Quantum Computing Modalities: Topological Quantum Computing

(For other quantum computing modalities and architectures, see Taxonomy of Quantum Computing: Modalities & Architectures)

What It Is

Topological quantum computing encodes quantum information in exotic quasiparticles called non-Abelian anyons, whose quantum states are protected by the global topology of the system rather than by the local properties of any individual component. The core idea: if quantum information is stored in the way quasiparticles are arranged relative to each other (their topological configuration), then local noise, which affects individual particles but cannot change the global arrangement, cannot corrupt the computation. Gates are performed by braiding these quasiparticles around each other, and the resulting quantum operation depends only on the topology of the braid (which paths crossed over which), not on the speed, precision, or path details of the physical motion.

This is the most theoretically compelling approach to quantum computing. If topological qubits work as the theory predicts, they would be inherently fault-tolerant at the hardware level, reducing or eliminating the massive error-correction overhead that every other modality must carry. Where a superconducting surface-code architecture needs ~1,000 physical qubits per logical qubit, a topological qubit could in principle be its own logical qubit, or close to it. Microsoft has stated that its topological approach targets a hardware error rate of ~10⁻⁶ per operation, compared to the ~10⁻³ typical of today’s best physical qubits in other modalities.

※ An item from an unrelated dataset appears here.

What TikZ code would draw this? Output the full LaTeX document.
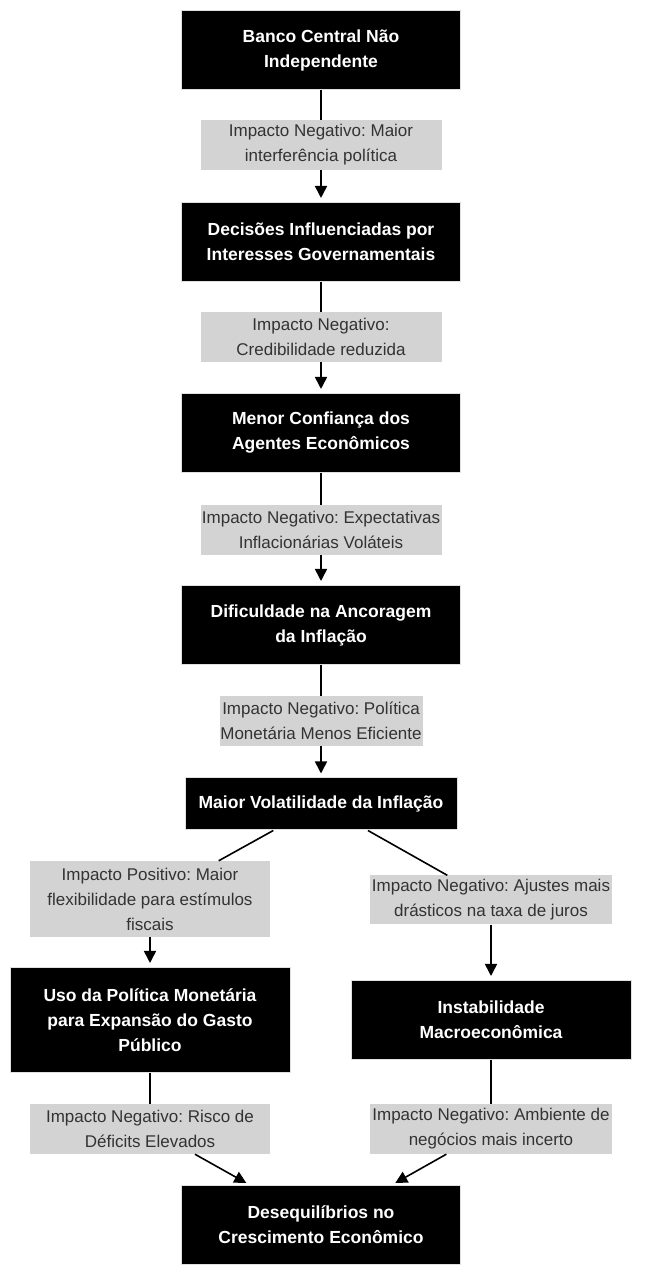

The problem is that no one has demonstrated a topological qubit. The theory is beautiful. The physics has not cooperated.

How It Works

Non-Abelian Anyons and Braiding

In two-dimensional quantum systems, particles can exhibit exchange statistics that are neither bosonic nor fermionic. These “anyons” acquire a phase (Abelian anyons) or undergo a unitary transformation (non-Abelian anyons) when exchanged. The non-Abelian case is what matters for quantum computing: exchanging (braiding) two non-Abelian anyons applies a quantum gate to the system’s state that depends only on the topological class of the braid, not on the details of the exchange path.

The leading candidate for non-Abelian anyons in a solid-state system is the Majorana zero mode (MZM): a quasiparticle that appears at the boundary of a topological superconductor. Majorana modes come in pairs. A pair of spatially separated Majorana modes encodes a single fermionic mode, which can be occupied (|1⟩) or unoccupied (|0⟩). This occupation is the qubit. Because the two Majorana modes are spatially separated (potentially by micrometers), local noise at either site cannot determine or flip the occupation state. Only a process that connects both sites (like braiding one Majorana around the other) can change the qubit.

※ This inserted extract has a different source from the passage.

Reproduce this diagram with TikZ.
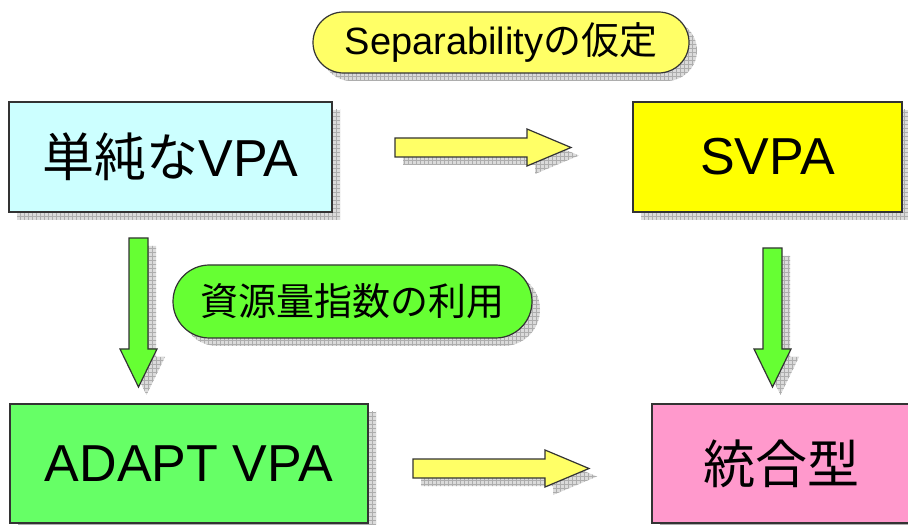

Braiding Majorana modes implements Clifford gates (rotations that, combined, can perform many useful operations but cannot alone achieve universal quantum computation). For universal computation, a non-Clifford gate (like a T-gate or π/8 rotation) is also needed. This requires either magic state distillation (reintroducing some error-correction overhead, though far less than in non-topological systems) or a different class of anyons (Fibonacci anyons, covered in my Fibonacci anyons deep dive, which are computationally universal by braiding alone but even more experimentally challenging to create).

The Topological Gap

The energy difference between the topological ground states (where the qubit information lives) and excited states (where errors can occur) is called the topological gap. For topological protection to work, this gap must be large compared to the thermal energy (kT) and any environmental perturbation energy. At millikelvin temperatures (~10 mK), the thermal energy is ~1 µeV, so the topological gap needs to be at least 10–100 µeV to provide meaningful protection. Measuring and maximizing this gap has been a central experimental challenge.

Material Platforms

The primary material system for Majorana-based topological qubits is a semiconductor-superconductor heterostructure: a semiconductor nanowire (typically InAs or InSb, chosen for their strong spin-orbit coupling) in proximity to a superconductor (aluminum). Under an applied magnetic field, theory predicts that the nanowire enters a topological superconducting phase, with Majorana zero modes appearing at the wire’s ends.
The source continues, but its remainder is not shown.